■ **Your goal**:
Locate the string "LaTeX" in the records below. Copy every line where it occurs.

Figure scripts
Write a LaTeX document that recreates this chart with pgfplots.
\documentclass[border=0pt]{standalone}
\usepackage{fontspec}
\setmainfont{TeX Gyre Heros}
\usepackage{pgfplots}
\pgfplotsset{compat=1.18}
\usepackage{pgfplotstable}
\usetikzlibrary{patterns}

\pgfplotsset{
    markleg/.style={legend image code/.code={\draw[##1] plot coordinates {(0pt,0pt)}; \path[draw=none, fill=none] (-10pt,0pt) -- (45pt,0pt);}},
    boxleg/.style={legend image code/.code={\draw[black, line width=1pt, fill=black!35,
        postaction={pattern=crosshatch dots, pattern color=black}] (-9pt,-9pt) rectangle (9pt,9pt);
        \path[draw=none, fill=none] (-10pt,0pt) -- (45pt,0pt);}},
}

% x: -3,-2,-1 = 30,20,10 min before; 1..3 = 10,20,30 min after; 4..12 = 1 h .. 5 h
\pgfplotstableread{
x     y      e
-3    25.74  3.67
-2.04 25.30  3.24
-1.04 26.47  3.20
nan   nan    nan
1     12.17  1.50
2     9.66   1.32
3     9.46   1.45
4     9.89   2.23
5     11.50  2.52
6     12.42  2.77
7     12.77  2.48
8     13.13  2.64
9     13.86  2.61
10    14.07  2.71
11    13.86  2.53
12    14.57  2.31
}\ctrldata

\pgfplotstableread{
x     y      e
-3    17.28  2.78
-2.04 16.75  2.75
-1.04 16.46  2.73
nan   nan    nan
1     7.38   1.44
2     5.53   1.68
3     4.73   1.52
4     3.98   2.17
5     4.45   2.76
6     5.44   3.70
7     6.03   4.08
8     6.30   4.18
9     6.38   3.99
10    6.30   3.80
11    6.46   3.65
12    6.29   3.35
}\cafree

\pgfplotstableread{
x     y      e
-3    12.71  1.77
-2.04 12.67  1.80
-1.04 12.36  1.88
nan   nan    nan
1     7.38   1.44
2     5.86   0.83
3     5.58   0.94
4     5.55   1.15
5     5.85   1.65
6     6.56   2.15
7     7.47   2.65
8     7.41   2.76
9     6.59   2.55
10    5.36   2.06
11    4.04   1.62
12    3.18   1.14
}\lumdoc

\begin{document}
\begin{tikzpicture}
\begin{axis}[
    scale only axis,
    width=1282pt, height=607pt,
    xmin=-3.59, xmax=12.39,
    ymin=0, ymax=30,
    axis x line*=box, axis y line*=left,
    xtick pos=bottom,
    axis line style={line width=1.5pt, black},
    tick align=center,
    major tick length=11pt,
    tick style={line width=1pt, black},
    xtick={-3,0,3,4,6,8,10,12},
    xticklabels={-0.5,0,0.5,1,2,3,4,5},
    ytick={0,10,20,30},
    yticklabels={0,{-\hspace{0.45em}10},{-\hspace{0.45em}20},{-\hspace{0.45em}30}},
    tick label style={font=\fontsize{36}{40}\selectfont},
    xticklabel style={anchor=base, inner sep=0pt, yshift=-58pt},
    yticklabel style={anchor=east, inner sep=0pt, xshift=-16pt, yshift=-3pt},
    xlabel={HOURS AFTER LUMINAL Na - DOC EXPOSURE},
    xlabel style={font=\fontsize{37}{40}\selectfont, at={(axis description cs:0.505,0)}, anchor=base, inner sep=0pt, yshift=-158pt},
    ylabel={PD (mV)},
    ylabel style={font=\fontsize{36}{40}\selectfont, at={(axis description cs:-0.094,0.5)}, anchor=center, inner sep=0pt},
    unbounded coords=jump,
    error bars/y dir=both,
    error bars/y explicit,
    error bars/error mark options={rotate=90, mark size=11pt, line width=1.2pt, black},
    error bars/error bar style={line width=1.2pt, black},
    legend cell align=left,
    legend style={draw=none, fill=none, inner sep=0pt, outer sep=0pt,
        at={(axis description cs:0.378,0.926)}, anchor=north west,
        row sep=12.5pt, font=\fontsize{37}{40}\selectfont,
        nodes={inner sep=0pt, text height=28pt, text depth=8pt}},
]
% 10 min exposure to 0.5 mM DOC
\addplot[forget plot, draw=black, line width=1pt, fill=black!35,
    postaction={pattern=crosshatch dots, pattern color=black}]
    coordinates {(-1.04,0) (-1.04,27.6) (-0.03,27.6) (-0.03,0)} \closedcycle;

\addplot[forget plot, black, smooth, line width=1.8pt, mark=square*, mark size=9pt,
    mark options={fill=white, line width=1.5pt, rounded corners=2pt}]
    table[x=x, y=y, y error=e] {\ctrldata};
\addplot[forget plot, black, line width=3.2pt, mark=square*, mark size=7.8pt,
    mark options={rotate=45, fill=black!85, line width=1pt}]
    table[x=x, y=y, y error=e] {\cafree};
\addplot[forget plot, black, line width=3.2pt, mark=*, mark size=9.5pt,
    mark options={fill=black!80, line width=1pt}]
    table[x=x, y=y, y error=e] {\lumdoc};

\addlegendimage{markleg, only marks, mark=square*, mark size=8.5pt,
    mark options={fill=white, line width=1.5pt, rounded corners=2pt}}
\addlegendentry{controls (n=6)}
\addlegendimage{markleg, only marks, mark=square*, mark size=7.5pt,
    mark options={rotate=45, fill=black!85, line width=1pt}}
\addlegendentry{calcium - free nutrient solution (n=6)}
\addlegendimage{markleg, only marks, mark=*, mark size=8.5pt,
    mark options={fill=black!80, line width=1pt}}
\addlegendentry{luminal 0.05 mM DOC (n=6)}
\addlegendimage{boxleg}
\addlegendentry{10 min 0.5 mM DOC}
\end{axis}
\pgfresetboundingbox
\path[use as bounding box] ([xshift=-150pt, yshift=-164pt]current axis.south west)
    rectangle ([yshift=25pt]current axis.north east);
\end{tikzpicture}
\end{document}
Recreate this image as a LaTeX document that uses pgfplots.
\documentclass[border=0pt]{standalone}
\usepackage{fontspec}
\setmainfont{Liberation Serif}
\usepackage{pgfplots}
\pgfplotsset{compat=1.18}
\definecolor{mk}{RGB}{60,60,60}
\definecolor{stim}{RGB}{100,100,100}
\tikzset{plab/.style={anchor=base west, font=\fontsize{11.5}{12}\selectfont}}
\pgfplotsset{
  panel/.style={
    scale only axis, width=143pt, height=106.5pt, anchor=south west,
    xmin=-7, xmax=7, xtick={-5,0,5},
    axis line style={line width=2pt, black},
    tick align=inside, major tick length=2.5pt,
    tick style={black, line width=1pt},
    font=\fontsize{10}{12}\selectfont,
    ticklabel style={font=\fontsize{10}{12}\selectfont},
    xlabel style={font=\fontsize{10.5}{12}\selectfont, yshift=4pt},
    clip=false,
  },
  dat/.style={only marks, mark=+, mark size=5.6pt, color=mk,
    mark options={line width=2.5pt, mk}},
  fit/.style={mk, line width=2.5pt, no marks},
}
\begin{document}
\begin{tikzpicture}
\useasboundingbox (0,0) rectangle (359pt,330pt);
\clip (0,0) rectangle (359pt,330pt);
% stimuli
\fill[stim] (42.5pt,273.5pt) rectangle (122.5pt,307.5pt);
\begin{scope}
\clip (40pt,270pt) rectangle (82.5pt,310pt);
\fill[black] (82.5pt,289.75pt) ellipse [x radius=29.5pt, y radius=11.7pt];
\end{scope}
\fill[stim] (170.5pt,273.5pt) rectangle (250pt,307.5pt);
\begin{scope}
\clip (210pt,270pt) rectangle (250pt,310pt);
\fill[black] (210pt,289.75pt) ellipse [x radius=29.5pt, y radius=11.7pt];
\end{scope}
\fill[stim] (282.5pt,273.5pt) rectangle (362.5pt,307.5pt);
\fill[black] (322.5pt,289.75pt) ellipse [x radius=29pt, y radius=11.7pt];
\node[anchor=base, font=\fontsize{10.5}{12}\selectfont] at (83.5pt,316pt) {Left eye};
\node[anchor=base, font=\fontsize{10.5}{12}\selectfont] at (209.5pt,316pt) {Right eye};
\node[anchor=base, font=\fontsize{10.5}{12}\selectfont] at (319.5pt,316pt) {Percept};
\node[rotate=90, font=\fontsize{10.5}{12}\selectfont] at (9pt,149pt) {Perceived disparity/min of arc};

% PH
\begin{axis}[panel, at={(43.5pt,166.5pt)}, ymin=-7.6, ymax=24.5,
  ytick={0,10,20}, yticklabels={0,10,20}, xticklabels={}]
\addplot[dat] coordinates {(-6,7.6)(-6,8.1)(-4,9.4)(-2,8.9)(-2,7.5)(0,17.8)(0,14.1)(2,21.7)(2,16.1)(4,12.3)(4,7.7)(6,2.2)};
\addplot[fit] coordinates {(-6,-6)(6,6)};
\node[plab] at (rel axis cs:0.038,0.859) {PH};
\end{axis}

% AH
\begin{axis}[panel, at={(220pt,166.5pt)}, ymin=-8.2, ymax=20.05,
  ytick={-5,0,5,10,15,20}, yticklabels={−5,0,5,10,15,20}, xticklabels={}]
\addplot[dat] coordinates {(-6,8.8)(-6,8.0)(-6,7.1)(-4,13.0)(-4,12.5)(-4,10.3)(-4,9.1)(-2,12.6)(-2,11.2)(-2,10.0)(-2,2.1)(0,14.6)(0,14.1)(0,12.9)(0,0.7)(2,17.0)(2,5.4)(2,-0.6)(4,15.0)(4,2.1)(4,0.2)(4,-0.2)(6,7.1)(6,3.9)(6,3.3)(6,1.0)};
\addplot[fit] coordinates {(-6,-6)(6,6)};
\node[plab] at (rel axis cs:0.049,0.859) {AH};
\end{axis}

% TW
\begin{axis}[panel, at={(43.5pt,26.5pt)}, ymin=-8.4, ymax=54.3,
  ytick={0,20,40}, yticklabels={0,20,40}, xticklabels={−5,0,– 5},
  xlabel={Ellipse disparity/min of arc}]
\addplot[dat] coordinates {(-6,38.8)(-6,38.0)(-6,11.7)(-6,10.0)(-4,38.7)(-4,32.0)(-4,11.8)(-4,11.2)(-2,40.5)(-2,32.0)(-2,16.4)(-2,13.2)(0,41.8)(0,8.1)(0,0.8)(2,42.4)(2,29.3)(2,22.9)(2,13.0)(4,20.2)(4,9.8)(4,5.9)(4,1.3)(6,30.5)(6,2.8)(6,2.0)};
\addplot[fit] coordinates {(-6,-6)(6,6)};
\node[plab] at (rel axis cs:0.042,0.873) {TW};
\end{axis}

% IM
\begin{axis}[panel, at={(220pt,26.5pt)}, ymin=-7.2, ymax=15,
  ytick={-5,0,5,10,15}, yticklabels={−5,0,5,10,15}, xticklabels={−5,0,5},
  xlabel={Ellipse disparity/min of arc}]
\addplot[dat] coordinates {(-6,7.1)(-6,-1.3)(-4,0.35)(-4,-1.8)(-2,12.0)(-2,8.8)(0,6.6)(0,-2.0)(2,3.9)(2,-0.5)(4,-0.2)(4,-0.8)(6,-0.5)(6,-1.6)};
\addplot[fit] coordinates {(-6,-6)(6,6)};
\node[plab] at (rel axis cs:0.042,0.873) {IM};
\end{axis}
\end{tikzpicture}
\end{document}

■ **Response**:
Write a LaTeX document that recreates this chart with pgfplots.
Recreate this image as a LaTeX document that uses pgfplots.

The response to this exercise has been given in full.